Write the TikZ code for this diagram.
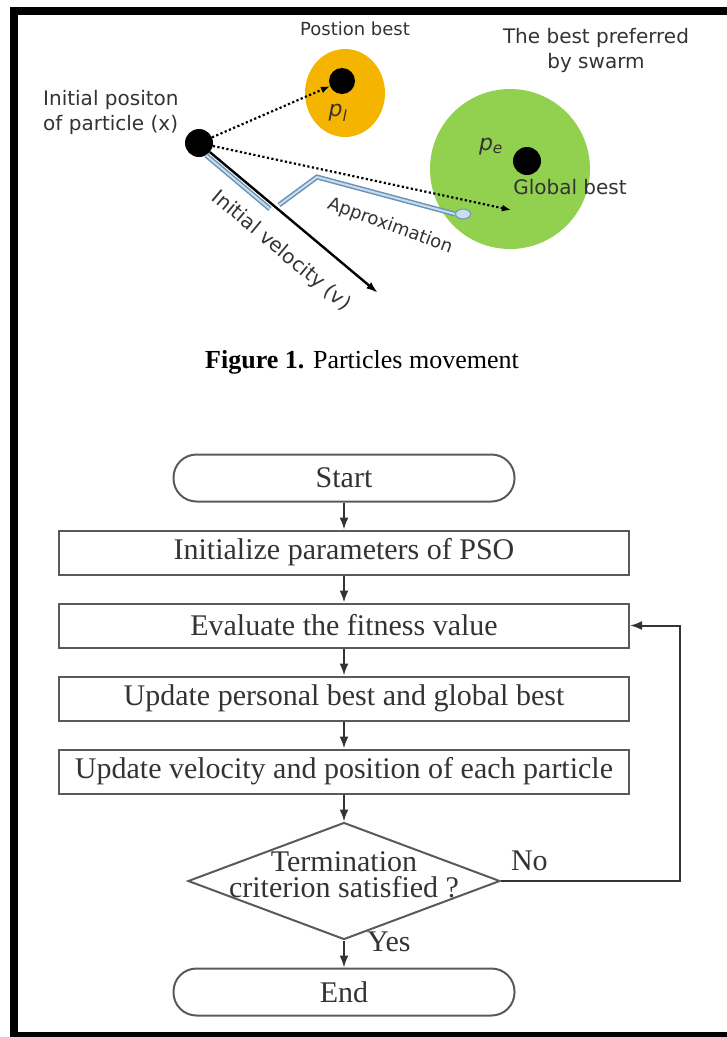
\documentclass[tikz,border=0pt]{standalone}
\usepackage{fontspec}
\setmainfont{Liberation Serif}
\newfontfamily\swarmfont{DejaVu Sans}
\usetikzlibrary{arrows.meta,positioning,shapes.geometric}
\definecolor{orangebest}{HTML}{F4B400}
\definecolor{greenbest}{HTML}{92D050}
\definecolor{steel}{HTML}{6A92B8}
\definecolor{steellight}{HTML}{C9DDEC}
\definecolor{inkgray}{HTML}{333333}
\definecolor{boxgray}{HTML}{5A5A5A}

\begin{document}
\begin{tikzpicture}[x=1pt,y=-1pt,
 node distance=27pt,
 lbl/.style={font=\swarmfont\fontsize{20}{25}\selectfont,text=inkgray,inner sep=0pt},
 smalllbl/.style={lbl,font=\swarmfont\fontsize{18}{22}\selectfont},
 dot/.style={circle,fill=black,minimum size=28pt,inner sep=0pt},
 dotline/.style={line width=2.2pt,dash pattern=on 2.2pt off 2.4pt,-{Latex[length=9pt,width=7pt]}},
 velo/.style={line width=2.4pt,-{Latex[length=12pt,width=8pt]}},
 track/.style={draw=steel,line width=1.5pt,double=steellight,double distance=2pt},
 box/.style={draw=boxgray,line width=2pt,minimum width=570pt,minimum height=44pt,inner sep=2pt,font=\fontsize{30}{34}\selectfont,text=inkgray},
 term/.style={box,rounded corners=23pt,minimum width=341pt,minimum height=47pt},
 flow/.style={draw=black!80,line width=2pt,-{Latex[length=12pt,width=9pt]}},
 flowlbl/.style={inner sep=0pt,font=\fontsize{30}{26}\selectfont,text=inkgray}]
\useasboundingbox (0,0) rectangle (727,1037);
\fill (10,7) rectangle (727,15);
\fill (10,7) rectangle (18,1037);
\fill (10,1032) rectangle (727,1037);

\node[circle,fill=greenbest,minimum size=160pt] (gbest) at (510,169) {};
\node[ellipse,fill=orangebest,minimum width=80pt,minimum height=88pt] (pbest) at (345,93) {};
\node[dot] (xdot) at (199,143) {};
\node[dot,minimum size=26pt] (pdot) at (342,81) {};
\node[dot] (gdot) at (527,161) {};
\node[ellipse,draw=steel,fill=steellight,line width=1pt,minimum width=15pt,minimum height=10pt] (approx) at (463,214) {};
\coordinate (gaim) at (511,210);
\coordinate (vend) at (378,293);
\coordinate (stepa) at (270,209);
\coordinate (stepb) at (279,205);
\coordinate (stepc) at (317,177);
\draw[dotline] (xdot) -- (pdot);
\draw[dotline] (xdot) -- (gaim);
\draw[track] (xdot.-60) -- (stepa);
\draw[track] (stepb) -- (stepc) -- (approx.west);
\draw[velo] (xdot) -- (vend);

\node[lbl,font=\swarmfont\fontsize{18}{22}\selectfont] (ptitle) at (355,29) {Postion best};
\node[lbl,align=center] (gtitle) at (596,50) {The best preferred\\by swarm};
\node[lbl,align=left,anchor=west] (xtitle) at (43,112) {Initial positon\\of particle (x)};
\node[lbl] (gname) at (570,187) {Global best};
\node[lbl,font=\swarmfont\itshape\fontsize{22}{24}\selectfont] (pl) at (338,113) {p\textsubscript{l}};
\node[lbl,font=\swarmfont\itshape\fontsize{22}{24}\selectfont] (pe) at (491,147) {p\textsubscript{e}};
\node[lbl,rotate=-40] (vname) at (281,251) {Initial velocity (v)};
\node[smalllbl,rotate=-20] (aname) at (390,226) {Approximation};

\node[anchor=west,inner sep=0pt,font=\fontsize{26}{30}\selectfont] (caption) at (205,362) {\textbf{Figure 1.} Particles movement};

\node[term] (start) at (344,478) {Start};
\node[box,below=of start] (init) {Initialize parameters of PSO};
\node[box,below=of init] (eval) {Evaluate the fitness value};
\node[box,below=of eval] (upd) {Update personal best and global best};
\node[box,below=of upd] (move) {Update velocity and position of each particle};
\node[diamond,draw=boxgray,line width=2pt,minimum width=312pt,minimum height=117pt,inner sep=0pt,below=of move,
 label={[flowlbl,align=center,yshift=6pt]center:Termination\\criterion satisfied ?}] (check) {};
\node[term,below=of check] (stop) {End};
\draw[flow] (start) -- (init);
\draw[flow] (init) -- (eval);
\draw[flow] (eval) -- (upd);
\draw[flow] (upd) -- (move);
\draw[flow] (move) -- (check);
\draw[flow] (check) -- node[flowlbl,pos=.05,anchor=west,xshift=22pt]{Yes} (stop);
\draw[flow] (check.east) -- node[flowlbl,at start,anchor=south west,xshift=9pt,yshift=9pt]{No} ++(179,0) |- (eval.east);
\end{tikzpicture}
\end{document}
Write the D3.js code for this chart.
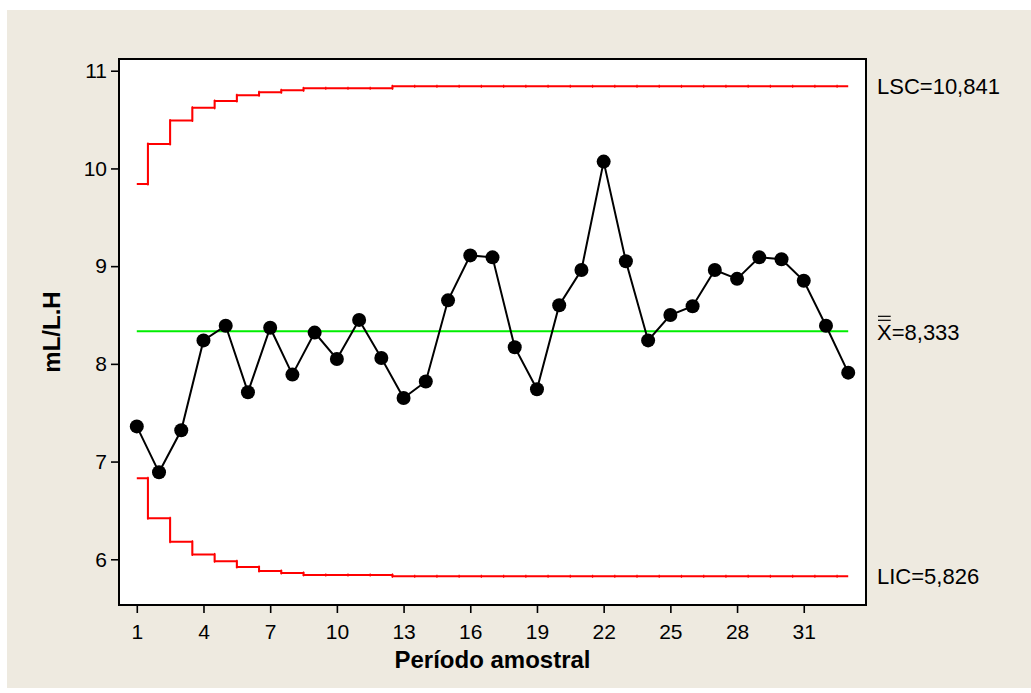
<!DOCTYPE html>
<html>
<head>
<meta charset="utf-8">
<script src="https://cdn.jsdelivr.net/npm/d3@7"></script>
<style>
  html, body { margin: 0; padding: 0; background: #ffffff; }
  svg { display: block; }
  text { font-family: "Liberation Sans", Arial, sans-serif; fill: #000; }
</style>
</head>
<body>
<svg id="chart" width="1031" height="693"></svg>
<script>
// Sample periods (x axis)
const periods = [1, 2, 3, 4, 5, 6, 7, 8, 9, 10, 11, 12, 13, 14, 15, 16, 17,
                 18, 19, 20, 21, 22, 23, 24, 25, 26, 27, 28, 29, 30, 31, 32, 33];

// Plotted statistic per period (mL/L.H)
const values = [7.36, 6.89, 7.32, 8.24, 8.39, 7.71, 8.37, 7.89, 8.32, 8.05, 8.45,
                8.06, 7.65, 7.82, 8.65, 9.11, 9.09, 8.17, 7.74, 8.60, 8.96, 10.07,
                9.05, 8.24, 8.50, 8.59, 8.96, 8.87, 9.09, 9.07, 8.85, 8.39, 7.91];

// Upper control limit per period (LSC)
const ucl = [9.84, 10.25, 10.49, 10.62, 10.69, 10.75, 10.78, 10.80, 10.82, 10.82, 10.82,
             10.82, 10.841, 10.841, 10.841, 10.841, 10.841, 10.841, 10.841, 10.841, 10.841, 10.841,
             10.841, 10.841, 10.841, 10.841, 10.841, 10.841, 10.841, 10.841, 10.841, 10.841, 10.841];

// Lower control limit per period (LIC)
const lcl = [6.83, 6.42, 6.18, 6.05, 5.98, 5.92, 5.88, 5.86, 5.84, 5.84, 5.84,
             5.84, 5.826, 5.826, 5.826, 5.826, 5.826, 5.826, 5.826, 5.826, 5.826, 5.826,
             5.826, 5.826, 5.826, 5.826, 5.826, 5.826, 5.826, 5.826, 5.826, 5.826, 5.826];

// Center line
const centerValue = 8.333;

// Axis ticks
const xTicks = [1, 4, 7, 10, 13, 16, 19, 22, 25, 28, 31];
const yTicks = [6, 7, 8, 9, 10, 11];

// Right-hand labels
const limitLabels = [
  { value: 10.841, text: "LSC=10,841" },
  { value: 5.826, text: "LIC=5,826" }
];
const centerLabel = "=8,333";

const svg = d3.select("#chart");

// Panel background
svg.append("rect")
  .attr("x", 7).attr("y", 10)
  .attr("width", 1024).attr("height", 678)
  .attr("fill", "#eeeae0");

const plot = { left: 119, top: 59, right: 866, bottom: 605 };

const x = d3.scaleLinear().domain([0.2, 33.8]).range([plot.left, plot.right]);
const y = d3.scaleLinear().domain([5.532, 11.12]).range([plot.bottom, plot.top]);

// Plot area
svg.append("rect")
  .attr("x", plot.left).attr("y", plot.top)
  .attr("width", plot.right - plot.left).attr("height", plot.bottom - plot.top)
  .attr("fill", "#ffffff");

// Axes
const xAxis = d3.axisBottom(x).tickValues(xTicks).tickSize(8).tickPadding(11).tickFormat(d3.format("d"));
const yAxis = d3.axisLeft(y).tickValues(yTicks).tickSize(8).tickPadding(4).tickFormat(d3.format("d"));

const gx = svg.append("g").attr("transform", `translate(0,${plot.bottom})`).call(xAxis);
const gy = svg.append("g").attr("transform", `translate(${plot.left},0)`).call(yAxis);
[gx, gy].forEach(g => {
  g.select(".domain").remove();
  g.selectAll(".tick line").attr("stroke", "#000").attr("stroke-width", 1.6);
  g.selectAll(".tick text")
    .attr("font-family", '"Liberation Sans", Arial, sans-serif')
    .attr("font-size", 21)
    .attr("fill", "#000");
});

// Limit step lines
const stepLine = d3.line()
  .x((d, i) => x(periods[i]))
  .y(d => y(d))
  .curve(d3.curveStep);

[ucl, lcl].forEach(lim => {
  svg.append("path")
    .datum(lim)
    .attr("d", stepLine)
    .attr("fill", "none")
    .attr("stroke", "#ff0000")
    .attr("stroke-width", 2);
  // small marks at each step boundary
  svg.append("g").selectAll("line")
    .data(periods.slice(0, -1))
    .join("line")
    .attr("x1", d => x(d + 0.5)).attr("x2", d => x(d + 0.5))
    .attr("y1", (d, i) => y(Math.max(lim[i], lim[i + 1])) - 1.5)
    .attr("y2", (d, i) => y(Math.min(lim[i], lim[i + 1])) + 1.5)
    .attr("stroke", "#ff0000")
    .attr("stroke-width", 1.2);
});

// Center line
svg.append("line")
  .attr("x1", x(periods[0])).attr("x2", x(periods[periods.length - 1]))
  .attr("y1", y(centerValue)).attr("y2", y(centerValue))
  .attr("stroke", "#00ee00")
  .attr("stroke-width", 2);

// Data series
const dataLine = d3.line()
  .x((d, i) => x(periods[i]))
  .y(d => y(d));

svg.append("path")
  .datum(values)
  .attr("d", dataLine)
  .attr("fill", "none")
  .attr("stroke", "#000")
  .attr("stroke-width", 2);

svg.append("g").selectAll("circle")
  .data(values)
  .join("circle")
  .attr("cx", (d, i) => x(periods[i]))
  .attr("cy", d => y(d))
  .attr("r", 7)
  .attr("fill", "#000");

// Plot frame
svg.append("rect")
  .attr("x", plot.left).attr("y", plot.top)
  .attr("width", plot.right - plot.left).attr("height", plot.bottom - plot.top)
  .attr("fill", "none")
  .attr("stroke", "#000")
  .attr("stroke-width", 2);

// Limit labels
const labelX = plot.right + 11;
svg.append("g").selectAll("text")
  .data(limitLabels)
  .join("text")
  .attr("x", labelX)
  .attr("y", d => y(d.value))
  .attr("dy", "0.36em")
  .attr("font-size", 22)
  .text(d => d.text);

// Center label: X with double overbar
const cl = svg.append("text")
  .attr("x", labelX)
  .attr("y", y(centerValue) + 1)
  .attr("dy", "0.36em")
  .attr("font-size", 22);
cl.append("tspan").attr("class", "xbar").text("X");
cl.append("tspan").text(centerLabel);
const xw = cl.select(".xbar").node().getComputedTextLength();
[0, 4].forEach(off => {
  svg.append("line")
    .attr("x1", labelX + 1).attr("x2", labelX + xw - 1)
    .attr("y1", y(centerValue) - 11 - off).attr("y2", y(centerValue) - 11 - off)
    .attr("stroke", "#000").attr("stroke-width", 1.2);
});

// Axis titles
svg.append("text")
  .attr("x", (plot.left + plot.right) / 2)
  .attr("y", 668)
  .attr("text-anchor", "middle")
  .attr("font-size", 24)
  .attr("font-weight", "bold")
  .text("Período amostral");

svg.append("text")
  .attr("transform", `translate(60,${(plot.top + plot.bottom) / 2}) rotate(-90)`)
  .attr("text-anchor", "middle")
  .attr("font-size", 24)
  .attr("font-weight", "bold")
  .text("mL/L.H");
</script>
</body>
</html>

Short task —
Leave out the pictures and give again exactly the lines from the one with "Write the D3.js code for this chart." through the one with "31, 32, 33];", and no others.

Solution —
Write the D3.js code for this chart.
<!DOCTYPE html>
<html>
<head>
<meta charset="utf-8">
<script src="https://cdn.jsdelivr.net/npm/d3@7"></script>
<style>
  html, body { margin: 0; padding: 0; background: #ffffff; }
  svg { display: block; }
  text { font-family: "Liberation Sans", Arial, sans-serif; fill: #000; }
</style>
</head>
<body>
<svg id="chart" width="1031" height="693"></svg>
<script>
// Sample periods (x axis)
const periods = [1, 2, 3, 4, 5, 6, 7, 8, 9, 10, 11, 12, 13, 14, 15, 16, 17,
                 18, 19, 20, 21, 22, 23, 24, 25, 26, 27, 28, 29, 30, 31, 32, 33];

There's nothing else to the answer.